Quant aux analystes, tout en déplorant ce qu'ils qualifient de «cirque électoral» ou de «dérive frivole», ils reconnaissent à ces candidats le mérite d'exhiber les carences de la classe politique. «Le simple fait d'envoyer les partis dans les cordes constitue une bonne nouvelle», écrit l'éditorialiste Jorge Zepeda au sujet des candidats alternatifs qui grimpent dans les sondages. Les commentateurs politiques s'interrogent cependant sur l'adjectif «citoyen» que s'approprient certains de ces postulants qui s'affichent aux couleurs de grands partis, alors que d'autres se présentent comme indépendants.
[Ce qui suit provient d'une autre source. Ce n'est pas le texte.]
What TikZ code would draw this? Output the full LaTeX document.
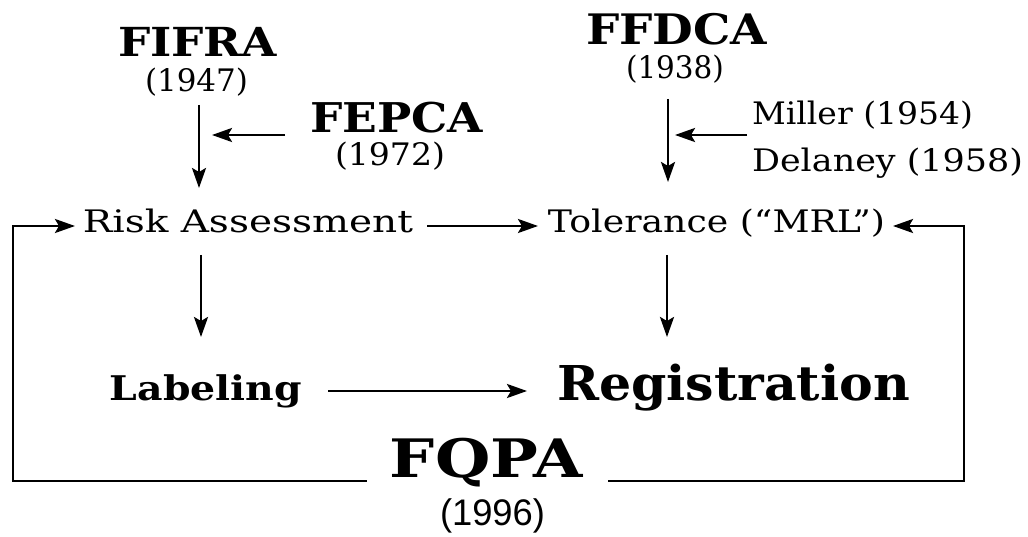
\documentclass[tikz,border=0pt]{standalone}
\usepackage{graphicx}
\usepackage{fontspec}
\setmainfont{DejaVu Serif}
\newfontfamily\yearsans{Liberation Sans}
\usetikzlibrary{arrows.meta}
\newcommand\fitto[2]{\resizebox{#1}{\height}{#2}}
\begin{document}
\begin{tikzpicture}[x=1pt,y=-1pt,
  txt/.style={inner sep=0pt, outer sep=0pt},
  act/.style={txt, font=\bfseries\fontsize{#1}{#1}\selectfont},
  plain/.style={txt, font=\fontsize{#1}{#1}\selectfont},
  arr/.style={line width=2.5pt, -{Stealth[length=20pt,width=14pt,inset=4pt]}}
]
\useasboundingbox (0,0) rectangle (1028,537);
% column coordinates for vertical connectors
\coordinate (xL) at (199,0);
\coordinate (xLb) at (201,0);
\coordinate (xR) at (668,0);
\coordinate (xRb) at (667,0);
\coordinate (fepcaTip) at (212,135);
\coordinate (millerTip) at (675,135);

% laws
\node[act=40, anchor=base] (fifra) at (197.5,57) {\fitto{159pt}{FIFRA}};
\node[plain=31] (y1947) at (196.5,82.5) {\fitto{103pt}{(1947)}};
\node[act=41, anchor=base] (fepca) at (396.5,133) {\fitto{173pt}{FEPCA}};
\node[plain=31] (y1972) at (390,156) {\fitto{110pt}{(1972)}};
\node[act=42, anchor=base] (ffdca) at (676.5,45) {\fitto{181pt}{FFDCA}};
\node[plain=31] (y1938) at (675,69) {\fitto{98pt}{(1938)}};
\node[plain=31, anchor=base west] (miller) at (752,125) {\fitto{221pt}{Miller (1954)}};
\node[plain=31, anchor=base west] (delaney) at (752,172) {\fitto{271pt}{Delaney (1958)}};

% process
\node[plain=31, anchor=base] (ra) at (248,233) {\fitto{330pt}{Risk Assessment}};
\node[plain=31, anchor=base] (tol) at (716.5,233) {\fitto{337pt}{Tolerance (“MRL”)}};
\node[act=34, anchor=base] (lab) at (206,400) {\fitto{192pt}{Labeling}};
\node[act=48, anchor=base] (reg) at (733.5,400) {\fitto{353pt}{Registration}};
\node[act=53, anchor=base] (fqpa) at (486.5,477) {\fitto{193pt}{FQPA}};
\node[txt, font=\yearsans\fontsize{37}{37}\selectfont] (y1996) at (492.5,515.5) {\fitto{105pt}{(1996)}};

% connectors
\draw[arr] ([yshift=-22.5pt]y1947.center -| xL) -- ([yshift=45pt]ra.base -| xL);
\draw[arr] ([xshift=-25pt,yshift=-2pt]fepca.base west) -- (fepcaTip);
\draw[arr] ([yshift=-30pt]y1938.center -| xR) -- ([yshift=51pt]tol.base -| xR);
\draw[arr] ([xshift=-5pt,yshift=-10pt]miller.base west) -- (millerTip);
\draw[arr] ([xshift=14pt,yshift=7pt]ra.base east) -- ([xshift=-10pt,yshift=7pt]tol.base west);
\draw[arr] ([yshift=-22pt]ra.base -| xLb) -- ([yshift=63pt]lab.base -| xLb);
\draw[arr] ([yshift=-22pt]tol.base -| xRb) -- ([yshift=63pt]reg.base -| xRb);
\draw[arr] ([xshift=26pt,yshift=9pt]lab.base east) -- ([xshift=-30pt,yshift=9pt]reg.base west);
\draw[arr] ([xshift=25pt,yshift=-4pt]fqpa.base east) -- ++(356,0) |- ([xshift=8pt,yshift=7pt]tol.base east);
\draw[arr] ([xshift=-23pt,yshift=-4pt]fqpa.base west) -- ++(-354,0) |- ([xshift=-8pt,yshift=7pt]ra.base west);
\end{tikzpicture}
\end{document}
Car, pour la première fois, les candidatures indépendantes sont autorisées. Dans ce contexte exceptionnel de violence, corruption et politique-cirque, certains qualifient déjà le scrutin du 7 juin d'«élections intermédiaires les plus importantes de l'histoire du Mexique».

QUELQUES NOMS : 

Cuauhtémoc Blanco, le footballeur

Du gazon des stades aux rencontres électorales, il n'y a qu'un bond, que Cuauhtémoc Blanco a fait le 21 avril. Ce soir-là, l'astre du soccer mexicain raccrochait les crampons et endossait son costume de candidat à la mairie de Cuernavaca. Dans cette ville au sud de Mexico, il est acclamé en héros par des électeurs qui évoquent ses buts spectaculaires. «Les politiciens n'ont pas de coeur», dénonce l'ancien sportif, à la réputation de «gentil». Lors d'un rassemblement, Blanco a récemment appelé à voter pour un parti adverse, oubliant le nom de la petite formation politique dont il défend les couleurs.

Lagrimita, le clown

«Il est temps qu'un vrai clown gouverne»: Guillermo Cienfuegos, alias «Lagrimita» (Petite larme), n'avait éprouvé aucune difficulté à trouver son slogan de campagne dans sa course à la mairie de Guadalajara, la deuxième ville du pays. C'est l'un des clowns les plus populaires de la télévision mexicaine. «Sincèrement, je ne connais rien à la politique», a reconnu Lagrimita, avant de s'engager dans une bataille avec les institutions électorales, qui ont refusé de valider sa candidature. Au Mexique, la présence de clowns-candidats est récurrente sur les listes électorales depuis plusieurs années.

Carmen Salinas, l'actrice

«La politique est venue à moi comme un nouveau scénario», a l'habitude de répéter la populaire comédienne Carmen Salinas. À 81 ans, au terme d'une longue carrière au théâtre et dans les telenovelas, elle prétend devenir une députée-citoyenne... pour le compte du Parti révolutionnaire institutionnel (PRI), qui occupe la présidence et dispose d'une majorité au Congrès. Ses nombreuses amitiés au sein du PRI l'ont encouragée à se lancer en politique. Mais la candidature de «Carmelita», peu admirée par les jeunes générations, a provoqué une vague de critiques et de sarcasmes sur les réseaux sociaux.

«El Bronco», le cow-boy

Certains politiciens de carrière exploitent la mode de l'antipolitique en se construisant un personnage. Ainsi, dans l'État du Nuevo León, Jaime Rodríguez «El Bronco», (la Brute), un ancien cadre du PRI, fait campagne en indépendant pour devenir gouverneur, séduisant l'électorat avec son style délibérément primitif de cow-boy. Il abreuve les réseaux sociaux de messages en argot populaire, parsemés de fautes d'orthographe. En tête dans les sondages, il critique la politique qu'il a servie pendant plus de 30 ans et réécrit l'histoire: «J'ai toujours été un rebelle, jamais un politicien».

Narcocomédiens et gourou

À Tijuana, dans le nord, l'acteur et chanteur Bernabé Meléndrez, candidat à un siège de député fédéral dans les rangs du PRI, pose, un fusil d'assaut doré à la main. Il est d'ailleurs surnommé «El Gatillero» (La Gâchette), pour avoir joué dans plusieurs narcofilms. Ces films à la gloire des narcotrafiquants ont aussi eu pour vedette Claudia Casas, également candidate à Tijuana. Quant au médecin Abel Cruz, un guérisseur en costume blanc qui exerce dans une émission télévision, il promet de «s'occuper de la santé du pays». Remède prescrit: «l'amour et la famille».